Et le neuf, dans tout ça? Le neuf n'est pas cher. Non. Par rapport au prix que l'ouvrage en question coûte à l'éditeur, il n'est pas cher. Et pourtant tout le monde se plaint de son prix. En SF et en fantasy, rares sont les livres à moins de 20€, et la norme est sans doute plus autour des 25€. C'est cher, pour le lecteur, c'est cher. La faute à qui?

En revenant à ma bibliothèque ancienne, soigneusement conservée chez mon père qui désespère pourtant de me voir vider la pièce en question une bonne fois pour toute, je n'ai pu que constater une chose: dans les années 50, 60, 70, un roman de plus de 200 pages était un gros roman. La norme oscillait grosso modo autour de 150/170 pages. Regardez le volume moyen d'un PDF, d'un FNA, d'un Masque-SF, d'un Galaxie-bis, d'un Presse Pocket et vous comprendrez. Les choses exceptionnellement volumeuses sortaient en CLA ou en Ailleurs et Demain, et elles n'étaient certainement pas la norme.
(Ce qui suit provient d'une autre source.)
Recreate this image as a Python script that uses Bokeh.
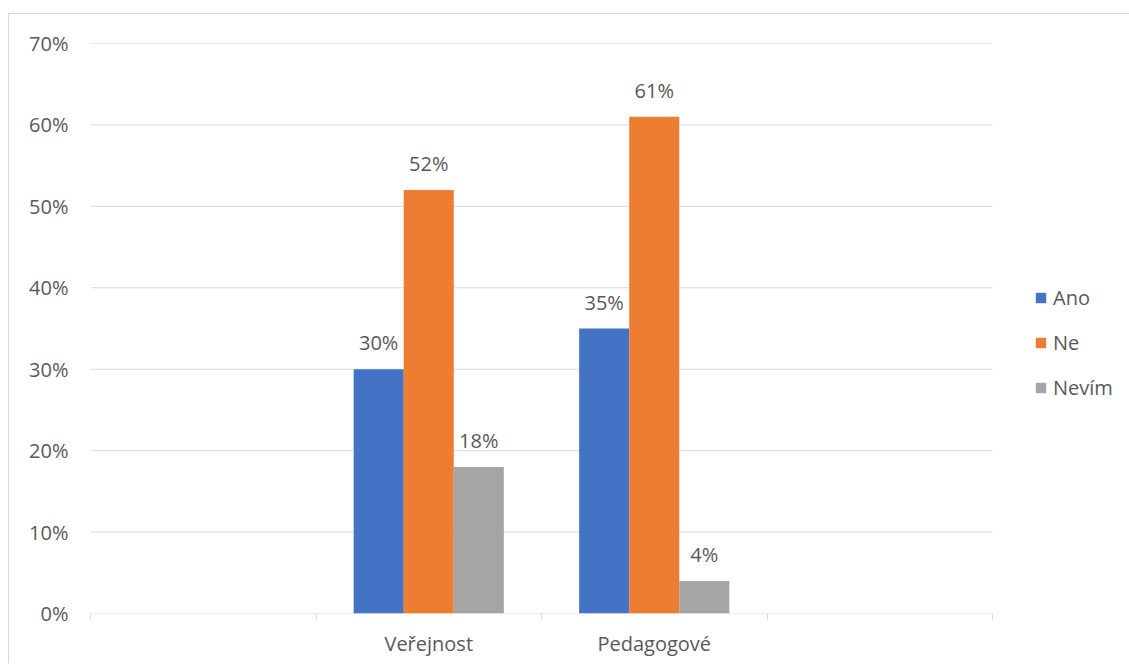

Et puis à partir des années 80, suite à une mode venant des USA, les livres ont commencé à enfler, à se boursoufler. Ca a sans doute pris du temps, et je serais incapable de donner des chiffres et des stats. Mais maintenant un roman des années 60/70 s'appelle "novella", et les romans eux-mêmes font au minimum 400 pages.

Et pourquoi donc? Je ne sais pas. J'ai tendance à penser qu'au départ, l'éditeur en tirait un certain profit. Mais aussi que ces boursouflures flâttent les mauvais penchants des lecteurs hard core, de ceux qui veulent s'assurer que dans l'univers de l'auteur, les fourmis ont bien six pattes et les mouches un anus bien rond, de ceux qui veulent des intrigues parallèles, même si elles sont rarement utiles au propos, des personnages secondaires, pourtant souvent superflus, etc. Le pire est que ces gros livres représentent pour l'éditeur français un investissement considérable, en impression et surtout en traduction, mais comme le lecteur hard core, soi-disant, en veut, eh bien l'éditeur tire la langue, mais le fait quand même, et tant pis si l'auteur, cette vedette américaine, demande au passage un à-valoir pharaonique.

Sauf que les lecteurs hard core sont de moins en moins nombreux. Tous les éditeurs le disent: les ventes de SF, et maintenant même de fantasy, sont calamiteuses, ou au mieux médiocre. A la fin des années 70, J'ai lu a stoppé la parution mensuelle de la revue Univers pour cause de lectorat trop faible (13000 si je me souviens bien); de nos jours, les revues pro font les fières avec 700 abonnements.

Et on en comptera un lecteur de moins à partir de ce jour. Eh oui: les impôts et le rachat d'un ordinateur sont passés par là. Il n'y a plus de sous dans la caisse. Mes achats de neuf étaient déjà rares; et jusqu'à nouvel ordre, ils seront tout simplement nuls.

Paradoxalement, cette situation m'a invité (si l'on peut dire), à aller chercher tout ce que je n'avais pas encore lu dans ma réserve. Et je redécouvre avec joie ces romans courts, secs, nerveux, et surtout qui ne donnent pas l'occasion d'avoir des regrets: si l'un d'eux est mauvais, je  n'y aurai perdu que quelques heures et quelques sous. Pas quelques jours et une trentaine d'euros.

Au programme donc de mes lectures à venir, une petite réserve de choses récentes (quand même), mais surtout, des FNA, des Pockets, des Galaxies-bis, des Masque. Et une palanquée de Jean et Doris Le May, donc je compte bien me faire petit à petit l'intégrale.